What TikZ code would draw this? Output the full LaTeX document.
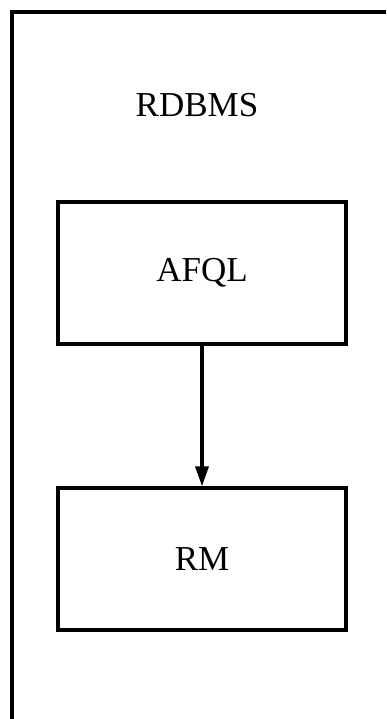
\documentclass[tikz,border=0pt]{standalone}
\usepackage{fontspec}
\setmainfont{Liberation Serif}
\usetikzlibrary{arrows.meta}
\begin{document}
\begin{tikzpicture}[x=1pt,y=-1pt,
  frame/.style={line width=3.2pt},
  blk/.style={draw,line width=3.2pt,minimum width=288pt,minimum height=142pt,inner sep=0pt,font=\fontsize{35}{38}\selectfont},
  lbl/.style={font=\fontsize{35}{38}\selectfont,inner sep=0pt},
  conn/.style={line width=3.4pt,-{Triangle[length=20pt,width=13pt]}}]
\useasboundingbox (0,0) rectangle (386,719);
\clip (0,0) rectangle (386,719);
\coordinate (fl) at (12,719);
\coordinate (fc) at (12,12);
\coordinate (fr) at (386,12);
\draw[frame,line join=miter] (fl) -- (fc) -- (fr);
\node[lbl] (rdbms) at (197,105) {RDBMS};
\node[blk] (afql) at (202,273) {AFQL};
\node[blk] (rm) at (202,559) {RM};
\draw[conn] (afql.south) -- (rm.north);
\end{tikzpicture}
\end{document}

+ + + +

Exercise brief: Copy the listing over exactly, skipping the pictures it holds.

Output of the task:
What TikZ code would draw this? Output the full LaTeX document.
\documentclass[tikz,border=0pt]{standalone}
\usepackage{fontspec}
\setmainfont{Liberation Serif}
\usetikzlibrary{arrows.meta}
\begin{document}
\begin{tikzpicture}[x=1pt,y=-1pt,
  frame/.style={line width=3.2pt},
  blk/.style={draw,line width=3.2pt,minimum width=288pt,minimum height=142pt,inner sep=0pt,font=\fontsize{35}{38}\selectfont},
  lbl/.style={font=\fontsize{35}{38}\selectfont,inner sep=0pt},
  conn/.style={line width=3.4pt,-{Triangle[length=20pt,width=13pt]}}]
\useasboundingbox (0,0) rectangle (386,719);
\clip (0,0) rectangle (386,719);
\coordinate (fl) at (12,719);
\coordinate (fc) at (12,12);
\coordinate (fr) at (386,12);
\draw[frame,line join=miter] (fl) -- (fc) -- (fr);
\node[lbl] (rdbms) at (197,105) {RDBMS};
\node[blk] (afql) at (202,273) {AFQL};
\node[blk] (rm) at (202,559) {RM};
\draw[conn] (afql.south) -- (rm.north);
\end{tikzpicture}
\end{document}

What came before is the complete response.